WalterKovacs
First Post
You could just have one class and one power and all the rest be flavoring
....i am totally kidding but there is something to be said about there being some blandness to just reflavoring everything. Sometimes people want their to be mechanical differences that align with flavor differences.
Reflavoring is a stop-gap solution for people wanting all the options of tons of splatbooks in a game vs. a bunch of dragon articles, 1 printed out of class PHB, and the first real splat book in terms of class options only being released now.
They have the animal companion for the ranger, and the bag of tricks in Ad vault. They are ready to do "summon monster" type spells, familiars and those kinds of things.
From what we've seen of the barbarian ... they are also probably ready to do polymorph/shapeshifting type stuff to.
They may not give every power to the wizard ... keeping certain types of magic for certain types of caster. Enchantment is a bard/psion thing. Shapeshifting is probably primal in nature. Etc, etc, etc.
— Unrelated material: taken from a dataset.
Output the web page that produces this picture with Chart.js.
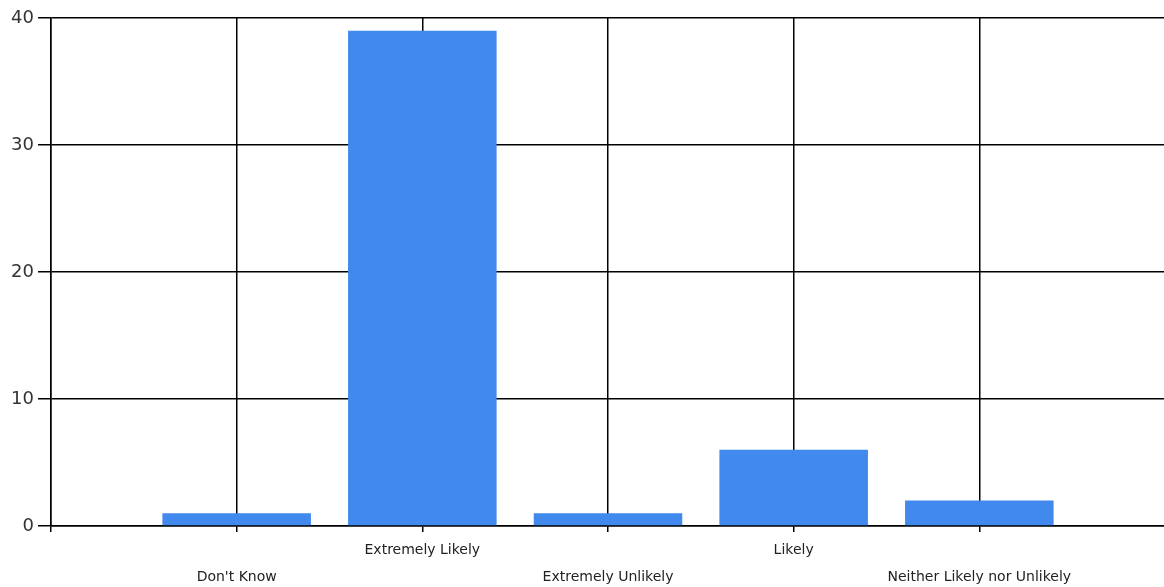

In 3e, Fighters were better at dual wielding and archery than a ranger was ... In 4e, ranger is the BEST at dual wielding and the BEST at archery ... his distinctive styles, instead of being outclassed by other classes. And, we don't know about PHBII yet, but he's probably not going to have the druid have a better animal companion than him either.
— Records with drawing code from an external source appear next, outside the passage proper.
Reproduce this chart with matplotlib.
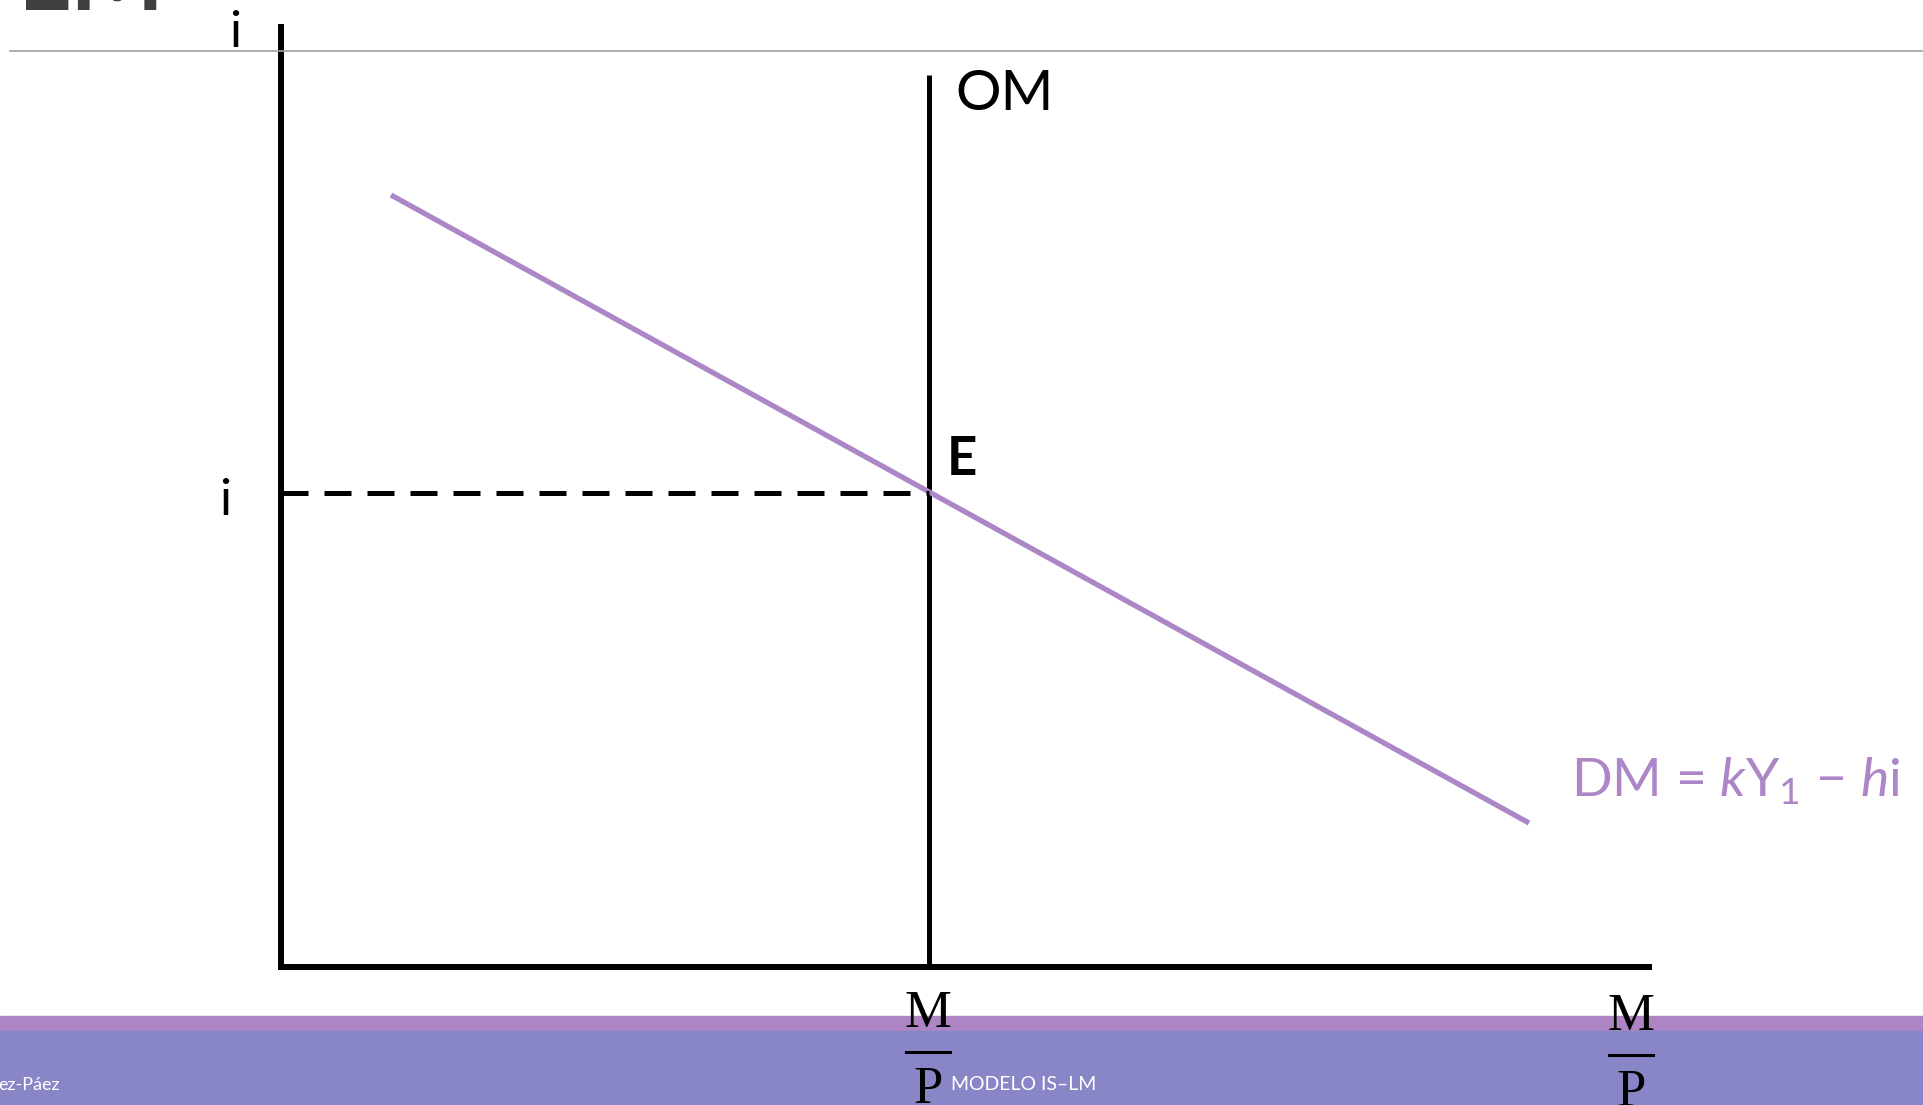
import matplotlib.pyplot as plt
from matplotlib.lines import Line2D
from matplotlib.patches import Rectangle

# money market (LM) diagram, units: 1 = 100 px
x_max, y_max = 13.68, 9.40
om_x = 6.48          # money supply M/P
om_top = 8.92
i_eq = 4.74          # equilibrium interest rate
dm_x = [1.10, 12.48] # money demand line
dm_y = [7.72, 1.44]

W, H = 1924, 1105
purple = "#ad86c8"

plt.rcParams["mathtext.fontset"] = "custom"
plt.rcParams["mathtext.rm"] = "Lato"
plt.rcParams["mathtext.it"] = "Lato:italic"

fig = plt.figure(figsize=(W / 100, H / 100), dpi=100)


def fx(px):
    return px / W


def fy(py):
    return 1 - py / H


# footer bands
fig.add_artist(Rectangle((0, fy(1031)), 1, (1031 - 1016) / H, transform=fig.transFigure,
                         color="#ad84c4", zorder=0))
fig.add_artist(Rectangle((0, 0), 1, fy(1031), transform=fig.transFigure,
                         color="#8886c6", zorder=0))
# title rule
fig.add_artist(Line2D([fx(10), 1], [fy(51), fy(51)], transform=fig.transFigure,
                      color="#a0a0a0", lw=1.2))
fig.text(fx(18), fy(10), "LM", fontsize=72, fontweight="bold", color="#404040",
         family="Lato", va="baseline", ha="left")

ax = fig.add_axes([fx(281), fy(967), 1368 / W, 940 / H])
ax.set_xlim(0, x_max)
ax.set_ylim(0, y_max)
ax.patch.set_alpha(0)
for s in ["top", "right"]:
    ax.spines[s].set_visible(False)
for s in ["left", "bottom"]:
    ax.spines[s].set_linewidth(4.3)
ax.set_xticks([])
ax.set_yticks([])

ax.plot([om_x, om_x], [0, om_top], color="black", lw=3.6, solid_capstyle="butt")
ax.plot(dm_x, dm_y, color=purple, lw=3.8, solid_capstyle="butt")
ax.plot([0, om_x], [i_eq, i_eq], color="black", lw=3.6, linestyle=(0, (5.4, 3.2)))

# labels
fig.text(fx(235), fy(47), "i", fontsize=36, family="Lato", ha="center", va="baseline")
fig.text(fx(225), fy(515), "i", fontsize=36, family="Lato", ha="center", va="baseline")
fig.text(fx(962), fy(475), "E", fontsize=38, family="Lato", fontweight="bold",
         ha="center", va="baseline")
fig.text(fx(955), fy(110), "OM", fontsize=41, family="Lato", ha="left", va="baseline")
fig.text(fx(1571), fy(797), r"DM = $\mathit{k}$Y$_1$ − $\mathit{h}$i", fontsize=38.5,
         family="Lato", color=purple, ha="left", va="baseline")

for cx, m_base, bar_y, p_base in [(928, 1027, 1052, 1103), (1631, 1030, 1055, 1106)]:
    fig.text(fx(cx), fy(m_base), "M", fontsize=38, family="Liberation Serif",
             ha="center", va="baseline")
    fig.add_artist(Line2D([fx(cx - 22), fx(cx + 22)], [fy(bar_y), fy(bar_y)],
                          transform=fig.transFigure, color="black", lw=2.2))
    fig.text(fx(cx), fy(p_base), "P", fontsize=38, family="Liberation Serif",
             ha="center", va="baseline")

fig.text(fx(-2), fy(1090), "ez-Páez", fontsize=13, family="Lato", color="white",
         ha="left", va="baseline")
fig.text(fx(951), fy(1090), "MODELO IS–LM", fontsize=14, family="Lato", color="white",
         ha="left", va="baseline")

fig.savefig("out.png", dpi=100)
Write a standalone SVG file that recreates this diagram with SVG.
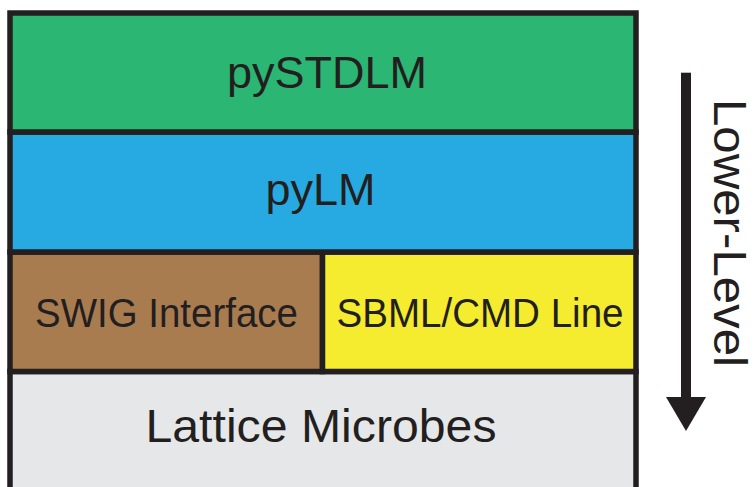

Why have a dual wielding rogue AND a dual wielding ranger. Ranger, with his "favored enemy: you" ability gets a more reliable, but smaller, sneak attack damage every round. In that case a character's identity isn't necessarily determined by his class.
I have a warlock that is cha/dex, has sneak of shadows and therefore stealth, uses stealth to get around and hide, tries to hit people when they don't see him, etc ... he's a rogue, even though most of his attacks are magical in nature. When you get into a ranger with similar tricks, it's much easier to blur the line between the two types of characters. A dungeoneering ranger, for example, could just as easily be a treasure hunting rogue. A brutal rogue, for example, might want good wisdom as the tertiary stat to improve perception and insight ... in which case he is a long way towards being a ranger statwise. Include the awesome doublesword and multiclass to spice and you've got a ranger/rogue or rogue/ranger that does't know where one class ends and the other begins.